Right now I’m working on the story—published this week in the LA Times—that Latinos just officially became the biggest ethnicity in California. What does that mean to people? It didn’t surprise people, here in California, but what does that mean? So how can we do something other than A, writing up a news report and B, having an op-ed on Latino politics? How do we get people to participate, send us a snapchat, write something? It sounds silly, but maybe we can start a conversation that keeps going after we have to move on to something else.

You’ve been critical of how mainstream media and others have covered  Black Twitter. Why do you think you’re the right person to change that?

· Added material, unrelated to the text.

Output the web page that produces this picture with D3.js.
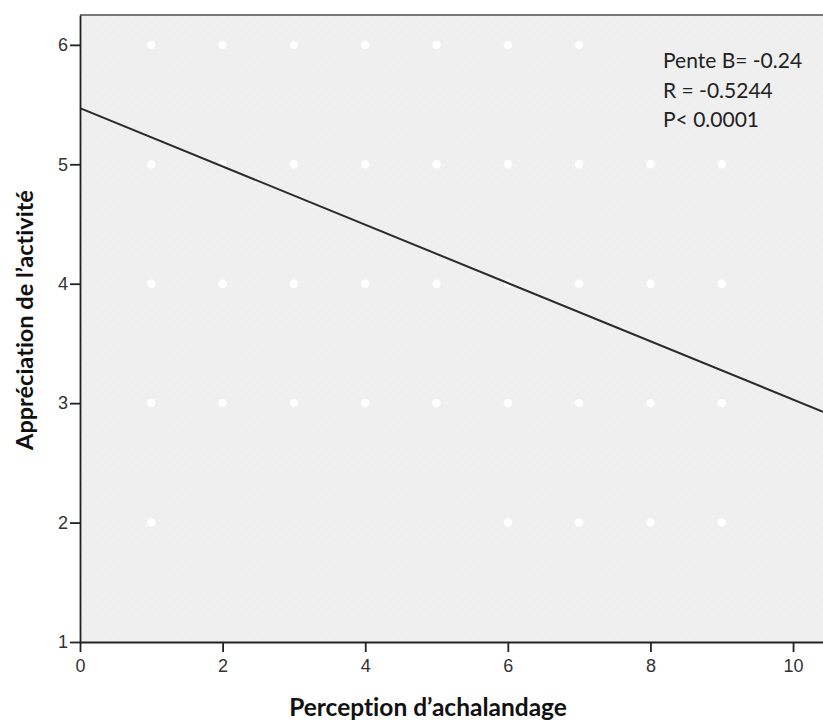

I have a paper trail. I’m on record of being suspicious of this. People know where to find me, they know my website, or twitter, or if not they can find it quickly. I’ve got emails people who have been reading my stuff, and they’re asking, “Why are you doing this? I can’t believe you would take this job.” I have no choice but to be accountable to them.

You started a project on Medium called Those People“a black magazine for people who are too hip for a black magazine”and you quote Langston Hughes: “If white people are pleased we are glad. If they are not, it doesn’t matter….If colored people are pleased we are glad. If they are not, their displeasure doesn’t matter either. We build our temples for tomorrow….” Why that quote?

[There’s] a common thing that happens when you’re a black writer: They ask you to write about black people but they don’t want you to do things that will make white people too uncomfortable, and you can’t just write about anything, say soccer. They want to know, what’s the black take on soccer? There is no black take on soccer. It’s just soccer.

On the flip side, there’s pressure from the community, who feel like you’re going to misrepresent them, and they don’t want you to write anything negative, and every community has some negative.

I’m actually not worried about being right all the time. If I wrote something and everybody disliked it, and 15 think pieces came out and they’re right, I’m fine with that. I got a conversation going.

What’s the reaction been to the news that you’ll be covering this?

There are people who are convinced that I’m a federal agent spying on Black Twitter. I’ve been getting wild emails. I get it. On the other hand, there are some people who are really happy. The LA Times is a big name that people recognize, and they’re happy people are paying attention to them.

You see what I mean about Black Twitter? People can’t even agree on how they want to be talked about, whether I should have this job, whether it’s a job that should exist in the first place. It’s barely a community. I think that should be embraced. There is no one answer, there is no consensus, even on what it is itself. 

I’m looking forward to exploring that.